As I mentioned, four arrests have recently been made relating to offences against the administration of justice in the Bemba case. These are offences under Article 70 of the Rome Statute which stipulates that, amongst other things, it is an offence to corruptly influence a witness. Interfering with witnesses is a serious offence as it intentionally perverts the course of justice and proceedings before the Court. It seeks to impede the establishment of the truth in cases where those at trial are accused of some of the gravest crimes listed in the Rome Statute.


We cannot stand idly by and allow these serious offences to undermine the Court’s proceedings and credibility. For that reason, my office will continue to investigate any and all interferences with its witnesses so that those responsible will be punished to the fullest extent of the law. The recent arrests in the Bemba case are a testament to our determination to put an end to such unlawful interferences with the administration of justice.


This is not the first case of its kind at the Court. In October 2013, the judges of the Court unsealed a warrant of arrest against Walter Barasa for attempting to corruptly influence witness(es) in the case against William Ruto and Joshua Sang in breach of Article 70.1(c) of the Rome Statute. The scale of witness interference that the Office has seen in the Kenya cases has been unprecedented and needs to be stopped in its tracks.


The challenge we face is that the intimidation and interference goes beyond individual witnesses themselves and extends to pressures on their immediate and extended families, relatives and loved ones. We continue to employ all means at our disposal to address these challenges, including working closely with the Victims and Witnesses Unit in the Registry of the Court.


The Office of the Prosecutor will continue to seek authorisation from the judges for additional protective measures, as needed. We appreciate the sacrifices that witnesses make for the sake of truth. They deserve our utmost respect and admiration for their commitment to the pursuit of justice.


Corruptly influencing witnesses, obstructing or interfering with the attendance or testimony of witnesses, retaliating against witnesses, and interfering with the collection of evidence are all serious offences under the Rome Statute that can carry a maximum penalty of five years imprisonment. My office will not hesitate to pursue and prosecute any persons implicated in this sort of criminal activity. Justice must be allowed to take its course unhindered by outside interference. We will continue to do all we can to keep our witnesses safe.


Of 139 state-party signatories to the ICC statute, about 30 are yet to ratify it. Does this hamper decision-making at the ICC?


I have a clear mandate to apply the law, and any decisions I take will be strictly within the jurisdiction and legal framework as set out in the Rome Statute. As I have stated before, as Prosecutor, I will pursue the mandate the Court’s states parties have entrusted to me independently and impartially, as the Rome Statute requires.

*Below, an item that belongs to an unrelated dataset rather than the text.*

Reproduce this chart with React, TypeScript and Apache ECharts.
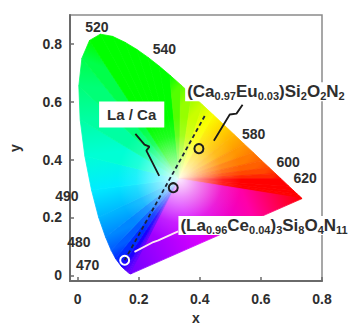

My office will continue to act solely upon the evidence and the applicable legal principles, within the framework of the Rome Statute, with sensitivity to the interests of victims and witnesses, fairness toward suspects and accused persons, and respect for our obligations to the international community. In this aim, politics and extraneous considerations have no place and will play no part in the decisions I take. I am most resolute in this regard. To date, 122 countries have pledged allegiance to the goals and mandate of the Court through ratifications. We hope more states join the growing ranks of the Court’s states parties.


What is your view as a Gambian and an international figure on your country’s withdrawal from the Commonwealth? 

As Prosecutor, it is not my role to comment on such decisions, which are purely a sovereign prerogative, whether taken by The Gambia or any other state. My mandate is to investigate the world’s most serious crimes as listed in the Rome Statute, namely: war crimes, crimes against humanity and genocide.